Unless your company has stockpiled a lot of cash, with today's real estate prices, you will most likely need a loan to make this purchase possible. With owner-occupied property, banks will typically lend around 80% of the buildings cost or appraised value (whichever is lower). There are always ways to ge around putting less down, such as offering other collateral to increase the total. The most common ways of doing this are to offer up business assets or a 2nd mortgage on the owners residence. Another popular option is an SBA 504 loan program. This is done in cooperation with a CDC and involves the bank lending 50% of the purchase price, the CDC issuing a bond for 40%,and the owner putting in 10%. This is a good option and there are other advantages, but as with any government entity, you are going to have more costs and more paperwork.

The good thing about real estate loans, you can generally qualify for a lower rate than your run of the mill business startup loan. Real estate is still considered very strong collateral, in comparison to accounts receivable and inventory, and this all plays into what rate the bank is willing to offer you. Commercial loans differ from residential in that the rates are not locked for as long as residential loans. With a residential mortgage, banks sell those to secondary financing companies immediately after funding. With a commercial loan, they stay on the books so they are not as willing to offer a long term rate. What you will normally see is a five year fixed rate and a twenty year amortization, which simply means your rate is locked for only 5 years but your payment is as if you have a 20 year loan. In recent years as competition has stiffened, its not uncommon to see up to 10 year fixed rates and up to 25 year amortization. Competition is a very good thing for borrowers. Rates are typically based off of the corresponding treasury rate. Typically it's anywhere from 175 basis points to 300 basis points. So, as an example, if you are seeking a 7 year loan with a 25 year amortization, most banks will price that somewhere between 2-3% above the 7 year treasury.

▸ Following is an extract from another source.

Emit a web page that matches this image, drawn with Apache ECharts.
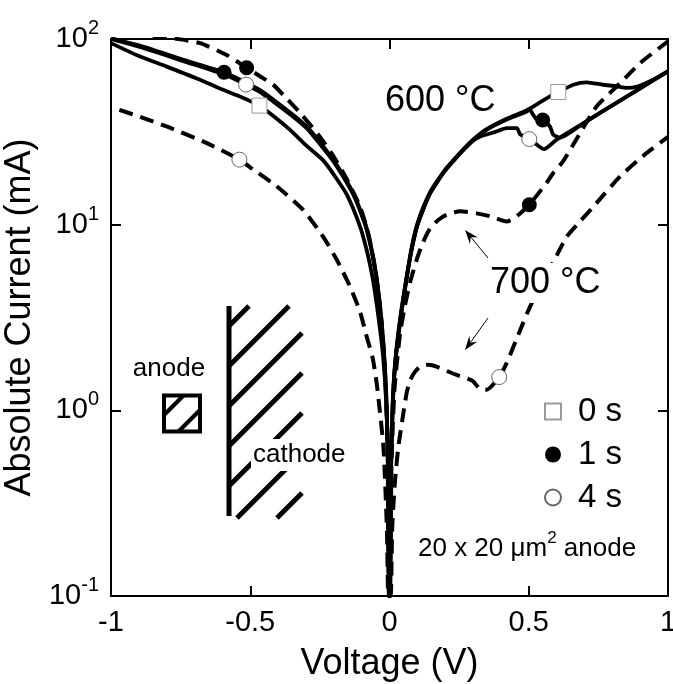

Ok, once you're gotten the initial scoop from your local lending institution, you need to get ready to submit a loan application. Most banks will seek 2-3 years of financial statements or tax returns on the company so they can get a history of whether the business can support the new debt payments. They'll also require a personal guarantee of the owner of the company, so they will look for some statement of personal net worth as well as tax returns from all owners. As they are reviewing your financial statements, expect to be cross-sold on some of the bank's value-added services like payroll services, brokerage accounts, merchant accounts, or bank programs for the employees.

While the entire procedure may seem a little daunting, it is generally easy to do if you have your finances in order. When compared to other types of business loans, commercial mortgages rank on the easier side due to the strength of the collateral. With the building acting as collateral, most banks feel comfortable getting a little more aggressive since real estate tends to be a stable piece of collateral that holds is value well. If you do your homework and come prepared, it can be a very easy and pleasant experience for you and your company.